What would a story full of bad guys chasing good guys be without a bit of tension? Boring. Not to worry. Hicks has packed The Van Gogh Deception so full of this that at times I almost needed to put the book down and take a deep breath. “I can't wait to get home!” Camille said excitedly. “Unfortunately,” said a voice from across the room, “that's not going to happen anytime soon.” A tall man in a dark gray coat stepped from the shadows and pointed a gun directly at the kids.” See? Tension!
One of my favorite elements of The Van Gogh Deception was the setting of Washington D.C. Growing up on the East Coast, I remember taking the train into D.C. as a child with my family. The train trip itself was exciting, but city itself was magical. The national monuments were covered with a thin layer of fresh snow and the hotels and restaurants were all decorated for Christmas (as in the story itself). And, as I recall, my older sister and I actually got along, which didn’t happen very often (I was a total brat as a kid). That trip was about forty-five years ago and I had almost forgotten about it until Hicks’ novel jogged my memory. Thanks Deron! To say I enjoyed the novel would be an understatement. The two young heroes were so fleshed out, I could imagine them being students of mine. I also was impressed with the way Hicks weaved so much history and art into the novel without making the story dull or boring.
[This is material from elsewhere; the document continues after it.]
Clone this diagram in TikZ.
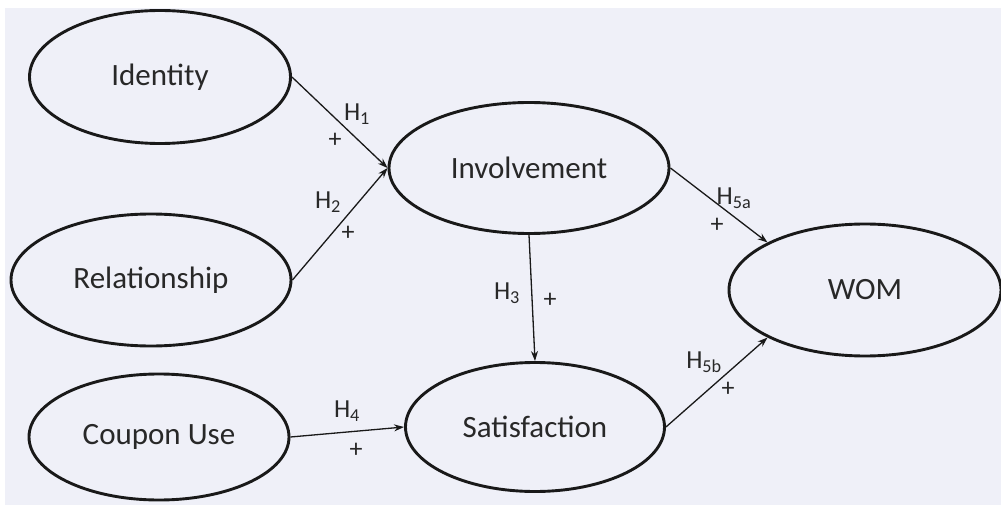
\documentclass[tikz,border=0pt]{standalone}
\usepackage{fontspec}
\setmainfont{Carlito}
\usetikzlibrary{shapes.geometric,arrows.meta}
\definecolor{bg}{RGB}{239,240,248}
\definecolor{ink}{RGB}{25,25,25}
\definecolor{txt}{RGB}{40,40,40}
\begin{document}
\begin{tikzpicture}[x=1pt,y=-1pt,
  latent/.style={ellipse, draw=ink, line width=2.9pt, inner sep=0pt, text=txt,
    font=\fontsize{31}{34}\selectfont},
  pathline/.style={draw=ink, line width=1.3pt, -{Stealth[length=10pt,width=7pt]}},
  hlab/.style={text=txt, font=\fontsize{26}{29}\selectfont, inner sep=0pt}]
\fill[white] (0,0) rectangle (1001,505);
\fill[bg] (5,8) rectangle (1001,505);
\useasboundingbox (0,0) rectangle (1001,505);
\node[latent, minimum width=261pt, minimum height=133pt] (ident) at (160,77) {Identity};
\node[latent, minimum width=280pt, minimum height=132pt] (rel) at (151,280) {Relationship};
\node[latent, minimum width=260pt, minimum height=126pt] (coup) at (159,437) {Coupon Use};
\node[latent, minimum width=280pt, minimum height=131pt] (inv) at (529,168) {Involvement};
\node[latent, minimum width=259pt, minimum height=129pt] (sat) at (535,427) {Satisfaction};
\node[latent, minimum width=272pt, minimum height=132pt] (wom) at (865,290) {WOM};
\draw[pathline] (ident.east) -- (inv.west);
\draw[pathline] (rel.east) -- (inv.west);
\draw[pathline] (inv.south) -- (sat.north);
\draw[pathline] (coup.east) -- (sat.west);
\draw[pathline] (inv.east) -- (wom.154);
\draw[pathline] (sat.east) -- (wom.206);
\node[hlab] (h1) at (357,114) {H\textsubscript{1}};
\node[hlab] (p1) at (335,140) {+};
\node[hlab] (h2) at (328,202) {H\textsubscript{2}};
\node[hlab] (p2) at (348,233) {+};
\node[hlab] (h3) at (507,293) {H\textsubscript{3}};
\node[hlab] (p3) at (550,300) {+};
\node[hlab] (h4) at (347,411) {H\textsubscript{4}};
\node[hlab] (p4) at (356,450) {+};
\node[hlab] (h5a) at (734,198) {H\textsubscript{5a}};
\node[hlab] (p5a) at (717,225) {+};
\node[hlab] (h5b) at (704,362) {H\textsubscript{5b}};
\node[hlab] (p5b) at (728,389) {+};
\end{tikzpicture}
\end{document}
With the help of the QR codes and Hicks’ clever and absorbing writing, young readers will actually be learning without having any idea they are!
Far from being a “good vs. bad” novel, The Van Gogh Deception deserves a place on bookcases everywhere. Deron Hicks has outdone himself creating a young adult novel full of amazing characters, a great setting, and so full of tension it leaves you breathless! I’m so sure my kiddos will love it that I’m submitting it for our Battle of the Books list. From evil villains, relatable adults, and dynamic heroes, to a furiously moving plot, to kids concussing adults with exploding cans of Coke, Hicks has a winner on his hands!
Citation: Hicks, D. (2018). The Van Gogh deception. New York, NY: Houghton Mifflin Harcourt.